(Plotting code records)
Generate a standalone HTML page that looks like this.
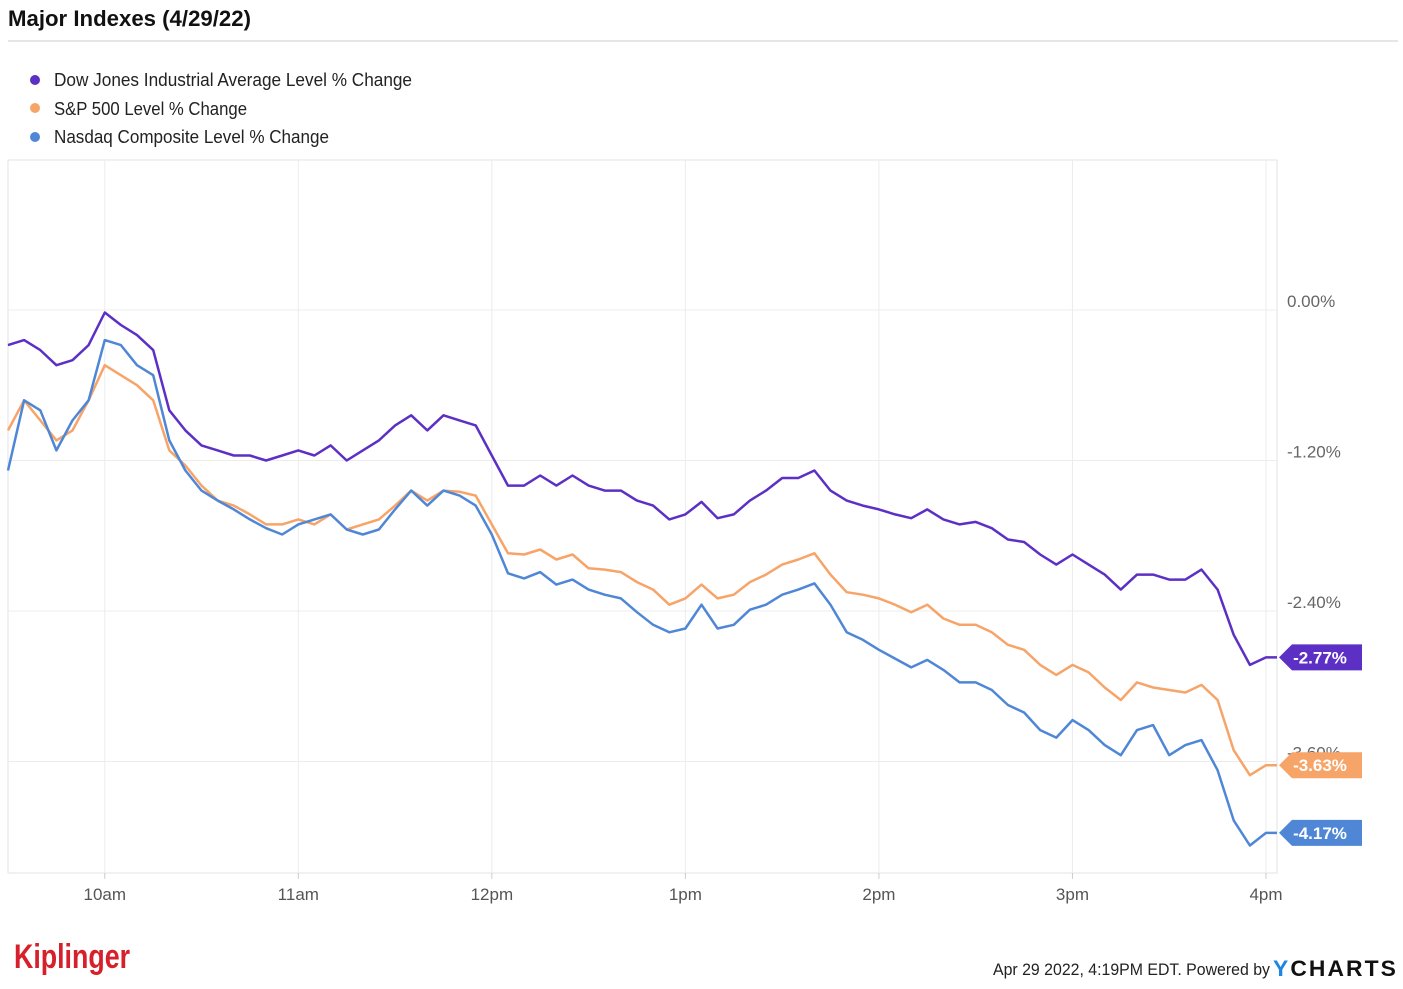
<!DOCTYPE html>
<html><head><meta charset="utf-8"><style>
body{margin:0;background:#fff;font-family:"Liberation Sans",sans-serif;}
svg text{font-family:"Liberation Sans",sans-serif;}
</style></head><body>
<svg id="chart" width="1403" height="984" xmlns="http://www.w3.org/2000/svg">
<text x="8" y="26" font-size="22" font-weight="bold" fill="#111" textLength="243" lengthAdjust="spacingAndGlyphs">Major Indexes (4/29/22)</text>
<line x1="8" y1="41" x2="1398" y2="41" stroke="#ddd" stroke-width="1.5"/>
<g>
<g><circle cx="35" cy="80" r="5" fill="#5c2fc5"/><text x="54" y="86" font-size="18" fill="#222" textLength="358" lengthAdjust="spacingAndGlyphs">Dow Jones Industrial Average Level % Change</text></g>
<g><circle cx="35" cy="108" r="5" fill="#f7a468"/><text x="54" y="115" font-size="18" fill="#222" textLength="193" lengthAdjust="spacingAndGlyphs">S&amp;P 500 Level % Change</text></g>
<g><circle cx="35" cy="137" r="5" fill="#4f87d6"/><text x="54" y="143" font-size="18" fill="#222" textLength="275" lengthAdjust="spacingAndGlyphs">Nasdaq Composite Level % Change</text></g>
</g>
<rect x="8" y="160" width="1269" height="713" fill="none" stroke="#e3e3e3"/>
<g id="grid"></g><g id="series"></g><g id="tags"></g>
<text x="14" y="968" font-size="34" font-weight="bold" fill="#d6202b" textLength="116" lengthAdjust="spacingAndGlyphs">Kiplinger</text>
<text x="993" y="975" font-size="17" fill="#222" textLength="277" lengthAdjust="spacingAndGlyphs">Apr 29 2022, 4:19PM EDT. Powered by</text>
<text x="1273" y="976" font-size="22" font-weight="bold" fill="#111" letter-spacing="2" textLength="125" lengthAdjust="spacingAndGlyphs"><tspan fill="#1f86e0">Y</tspan>CHARTS</text>
</svg>
<script>
const times=["10am","11am","12pm","1pm","2pm","3pm","4pm"];
const timeMinutes=[30,90,150,210,270,330,390];
const yTicks=[0,-1.2,-2.4,-3.6];
const yTickLabels=["0.00%","-1.20%","-2.40%","-3.60%"];
const stepMinutes=5;
const dow=[-0.28,-0.24,-0.32,-0.44,-0.40,-0.28,-0.02,-0.12,-0.20,-0.32,-0.80,-0.96,-1.08,-1.12,-1.16,-1.16,-1.20,-1.16,-1.12,-1.16,-1.08,-1.20,-1.12,-1.04,-0.92,-0.84,-0.96,-0.84,-0.88,-0.92,-1.16,-1.40,-1.40,-1.32,-1.40,-1.32,-1.40,-1.44,-1.44,-1.52,-1.56,-1.67,-1.63,-1.53,-1.66,-1.63,-1.52,-1.44,-1.34,-1.34,-1.28,-1.44,-1.52,-1.56,-1.59,-1.63,-1.66,-1.59,-1.67,-1.71,-1.69,-1.74,-1.83,-1.85,-1.95,-2.03,-1.95,-2.03,-2.11,-2.23,-2.11,-2.11,-2.15,-2.15,-2.07,-2.23,-2.59,-2.83,-2.77];
const sp500=[-0.96,-0.72,-0.88,-1.04,-0.96,-0.72,-0.44,-0.52,-0.60,-0.72,-1.12,-1.24,-1.40,-1.52,-1.56,-1.63,-1.71,-1.71,-1.67,-1.71,-1.63,-1.75,-1.71,-1.67,-1.56,-1.44,-1.52,-1.44,-1.45,-1.48,-1.71,-1.94,-1.95,-1.91,-1.99,-1.95,-2.06,-2.07,-2.09,-2.17,-2.23,-2.35,-2.30,-2.19,-2.30,-2.27,-2.17,-2.11,-2.03,-1.99,-1.94,-2.11,-2.25,-2.27,-2.30,-2.35,-2.41,-2.35,-2.46,-2.51,-2.51,-2.57,-2.67,-2.71,-2.83,-2.91,-2.83,-2.89,-3.01,-3.11,-2.97,-3.01,-3.03,-3.05,-2.99,-3.11,-3.51,-3.71,-3.63];
const nasdaq=[-1.28,-0.72,-0.80,-1.12,-0.88,-0.72,-0.24,-0.28,-0.44,-0.52,-1.04,-1.28,-1.44,-1.52,-1.59,-1.67,-1.74,-1.79,-1.71,-1.67,-1.63,-1.75,-1.79,-1.75,-1.59,-1.44,-1.56,-1.44,-1.48,-1.56,-1.79,-2.10,-2.14,-2.09,-2.19,-2.15,-2.23,-2.27,-2.30,-2.41,-2.51,-2.57,-2.54,-2.35,-2.54,-2.51,-2.39,-2.35,-2.27,-2.23,-2.18,-2.35,-2.57,-2.63,-2.71,-2.78,-2.85,-2.79,-2.87,-2.97,-2.97,-3.03,-3.15,-3.21,-3.35,-3.41,-3.27,-3.35,-3.47,-3.55,-3.35,-3.31,-3.55,-3.47,-3.43,-3.67,-4.07,-4.27,-4.17];
const NS="http://www.w3.org/2000/svg";
const xScale=m=>8+m*(1258/390);
const yScale=v=>310-v*125.4;
function mk(tag,attrs,parent){const e=document.createElementNS(NS,tag);for(const k in attrs)e.setAttribute(k,attrs[k]);parent.appendChild(e);return e;}
const grid=document.getElementById('grid');
yTicks.forEach((t,i)=>{
 const l=mk('line',{x1:8,x2:1277,y1:yScale(t),y2:yScale(t),stroke:'#ececec'},grid);
 
 
 const tx=mk('text',{x:1287,y:yScale(t)-3,'font-size':17,fill:'#666'},grid);
 tx.textContent=yTickLabels[i];
 
 
});
times.forEach((t,i)=>{
 const x=xScale(timeMinutes[i]);
 const l=mk('line',{x1:x,x2:x,y1:160,y2:873,stroke:'#ececec'},grid);
 
 
 const tk=mk('line',{x1:x,x2:x,y1:873,y2:879,stroke:'#ccc'},grid);
 
 
 const tx=mk('text',{x:x,y:900,'font-size':17,fill:'#555','text-anchor':'middle'},grid);
 tx.textContent=t;
 
 
});
const sg=document.getElementById('series'),tg=document.getElementById('tags');
[[dow,'#5c2fc5','dow-line'],[sp500,'#f7a468','sp500-line'],[nasdaq,'#4f87d6','nasdaq-line']].forEach(([d,c,n])=>{
 let p=d.map((v,i)=>(i?'L':'M')+xScale(i*stepMinutes).toFixed(1)+','+yScale(v).toFixed(1)).join(' ');
 const last=d[d.length-1];
 p+=' L1277,'+yScale(last).toFixed(1);
 const path=mk('path',{d:p,fill:'none',stroke:c,'stroke-width':2.5,'stroke-linejoin':'round'},sg);
 
 
 const y=yScale(last);
 const g=mk('g',{},tg);
 
 
 mk('path',{d:`M1279,${y} L1292,${y-13} L1362,${y-13} L1362,${y+13} L1292,${y+13} Z`,fill:c},g);
 const t=mk('text',{x:1320,y:y+6,'font-size':17,'font-weight':'bold',fill:'#fff','text-anchor':'middle'},g);
 t.textContent=last.toFixed(2)+'%';
});
</script>
</body></html>
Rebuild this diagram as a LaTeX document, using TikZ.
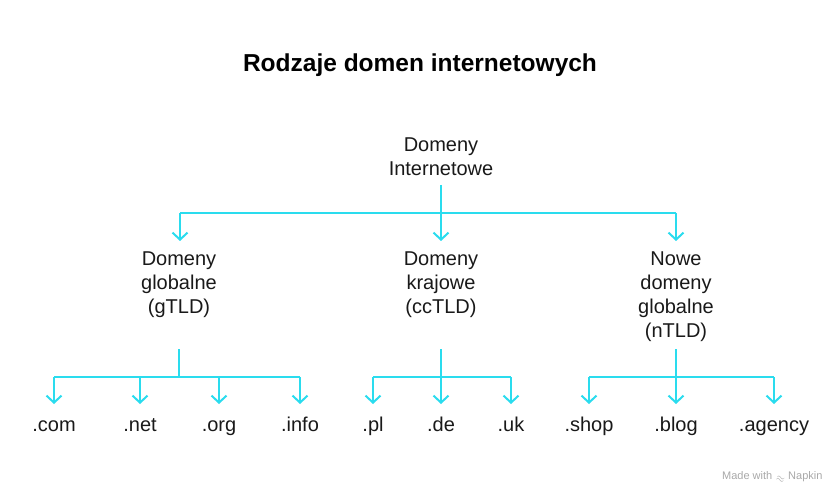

What you are asked to do: Copy out all of the material exactly as written, without its pictures.

Solved exercise:
Generate a standalone HTML page that looks like this.
<!DOCTYPE html>
<html><head><meta charset="utf-8"><style>
body{margin:0;background:#fff;font-family:"Liberation Sans",sans-serif;}
svg text{font-family:"Liberation Sans",sans-serif;}
</style></head><body>
<svg id="chart" width="1403" height="984" xmlns="http://www.w3.org/2000/svg">
<text x="8" y="26" font-size="22" font-weight="bold" fill="#111" textLength="243" lengthAdjust="spacingAndGlyphs">Major Indexes (4/29/22)</text>
<line x1="8" y1="41" x2="1398" y2="41" stroke="#ddd" stroke-width="1.5"/>
<g>
<g><circle cx="35" cy="80" r="5" fill="#5c2fc5"/><text x="54" y="86" font-size="18" fill="#222" textLength="358" lengthAdjust="spacingAndGlyphs">Dow Jones Industrial Average Level % Change</text></g>
<g><circle cx="35" cy="108" r="5" fill="#f7a468"/><text x="54" y="115" font-size="18" fill="#222" textLength="193" lengthAdjust="spacingAndGlyphs">S&amp;P 500 Level % Change</text></g>
<g><circle cx="35" cy="137" r="5" fill="#4f87d6"/><text x="54" y="143" font-size="18" fill="#222" textLength="275" lengthAdjust="spacingAndGlyphs">Nasdaq Composite Level % Change</text></g>
</g>
<rect x="8" y="160" width="1269" height="713" fill="none" stroke="#e3e3e3"/>
<g id="grid"></g><g id="series"></g><g id="tags"></g>
<text x="14" y="968" font-size="34" font-weight="bold" fill="#d6202b" textLength="116" lengthAdjust="spacingAndGlyphs">Kiplinger</text>
<text x="993" y="975" font-size="17" fill="#222" textLength="277" lengthAdjust="spacingAndGlyphs">Apr 29 2022, 4:19PM EDT. Powered by</text>
<text x="1273" y="976" font-size="22" font-weight="bold" fill="#111" letter-spacing="2" textLength="125" lengthAdjust="spacingAndGlyphs"><tspan fill="#1f86e0">Y</tspan>CHARTS</text>
</svg>
<script>
const times=["10am","11am","12pm","1pm","2pm","3pm","4pm"];
const timeMinutes=[30,90,150,210,270,330,390];
const yTicks=[0,-1.2,-2.4,-3.6];
const yTickLabels=["0.00%","-1.20%","-2.40%","-3.60%"];
const stepMinutes=5;
const dow=[-0.28,-0.24,-0.32,-0.44,-0.40,-0.28,-0.02,-0.12,-0.20,-0.32,-0.80,-0.96,-1.08,-1.12,-1.16,-1.16,-1.20,-1.16,-1.12,-1.16,-1.08,-1.20,-1.12,-1.04,-0.92,-0.84,-0.96,-0.84,-0.88,-0.92,-1.16,-1.40,-1.40,-1.32,-1.40,-1.32,-1.40,-1.44,-1.44,-1.52,-1.56,-1.67,-1.63,-1.53,-1.66,-1.63,-1.52,-1.44,-1.34,-1.34,-1.28,-1.44,-1.52,-1.56,-1.59,-1.63,-1.66,-1.59,-1.67,-1.71,-1.69,-1.74,-1.83,-1.85,-1.95,-2.03,-1.95,-2.03,-2.11,-2.23,-2.11,-2.11,-2.15,-2.15,-2.07,-2.23,-2.59,-2.83,-2.77];
const sp500=[-0.96,-0.72,-0.88,-1.04,-0.96,-0.72,-0.44,-0.52,-0.60,-0.72,-1.12,-1.24,-1.40,-1.52,-1.56,-1.63,-1.71,-1.71,-1.67,-1.71,-1.63,-1.75,-1.71,-1.67,-1.56,-1.44,-1.52,-1.44,-1.45,-1.48,-1.71,-1.94,-1.95,-1.91,-1.99,-1.95,-2.06,-2.07,-2.09,-2.17,-2.23,-2.35,-2.30,-2.19,-2.30,-2.27,-2.17,-2.11,-2.03,-1.99,-1.94,-2.11,-2.25,-2.27,-2.30,-2.35,-2.41,-2.35,-2.46,-2.51,-2.51,-2.57,-2.67,-2.71,-2.83,-2.91,-2.83,-2.89,-3.01,-3.11,-2.97,-3.01,-3.03,-3.05,-2.99,-3.11,-3.51,-3.71,-3.63];
const nasdaq=[-1.28,-0.72,-0.80,-1.12,-0.88,-0.72,-0.24,-0.28,-0.44,-0.52,-1.04,-1.28,-1.44,-1.52,-1.59,-1.67,-1.74,-1.79,-1.71,-1.67,-1.63,-1.75,-1.79,-1.75,-1.59,-1.44,-1.56,-1.44,-1.48,-1.56,-1.79,-2.10,-2.14,-2.09,-2.19,-2.15,-2.23,-2.27,-2.30,-2.41,-2.51,-2.57,-2.54,-2.35,-2.54,-2.51,-2.39,-2.35,-2.27,-2.23,-2.18,-2.35,-2.57,-2.63,-2.71,-2.78,-2.85,-2.79,-2.87,-2.97,-2.97,-3.03,-3.15,-3.21,-3.35,-3.41,-3.27,-3.35,-3.47,-3.55,-3.35,-3.31,-3.55,-3.47,-3.43,-3.67,-4.07,-4.27,-4.17];
const NS="http://www.w3.org/2000/svg";
const xScale=m=>8+m*(1258/390);
const yScale=v=>310-v*125.4;
function mk(tag,attrs,parent){const e=document.createElementNS(NS,tag);for(const k in attrs)e.setAttribute(k,attrs[k]);parent.appendChild(e);return e;}
const grid=document.getElementById('grid');
yTicks.forEach((t,i)=>{
 const l=mk('line',{x1:8,x2:1277,y1:yScale(t),y2:yScale(t),stroke:'#ececec'},grid);
 
 
 const tx=mk('text',{x:1287,y:yScale(t)-3,'font-size':17,fill:'#666'},grid);
 tx.textContent=yTickLabels[i];
 
 
});
times.forEach((t,i)=>{
 const x=xScale(timeMinutes[i]);
 const l=mk('line',{x1:x,x2:x,y1:160,y2:873,stroke:'#ececec'},grid);
 
 
 const tk=mk('line',{x1:x,x2:x,y1:873,y2:879,stroke:'#ccc'},grid);
 
 
 const tx=mk('text',{x:x,y:900,'font-size':17,fill:'#555','text-anchor':'middle'},grid);
 tx.textContent=t;
 
 
});
const sg=document.getElementById('series'),tg=document.getElementById('tags');
[[dow,'#5c2fc5','dow-line'],[sp500,'#f7a468','sp500-line'],[nasdaq,'#4f87d6','nasdaq-line']].forEach(([d,c,n])=>{
 let p=d.map((v,i)=>(i?'L':'M')+xScale(i*stepMinutes).toFixed(1)+','+yScale(v).toFixed(1)).join(' ');
 const last=d[d.length-1];
 p+=' L1277,'+yScale(last).toFixed(1);
 const path=mk('path',{d:p,fill:'none',stroke:c,'stroke-width':2.5,'stroke-linejoin':'round'},sg);
 
 
 const y=yScale(last);
 const g=mk('g',{},tg);
 
 
 mk('path',{d:`M1279,${y} L1292,${y-13} L1362,${y-13} L1362,${y+13} L1292,${y+13} Z`,fill:c},g);
 const t=mk('text',{x:1320,y:y+6,'font-size':17,'font-weight':'bold',fill:'#fff','text-anchor':'middle'},g);
 t.textContent=last.toFixed(2)+'%';
});
</script>
</body></html>
Rebuild this diagram as a LaTeX document, using TikZ.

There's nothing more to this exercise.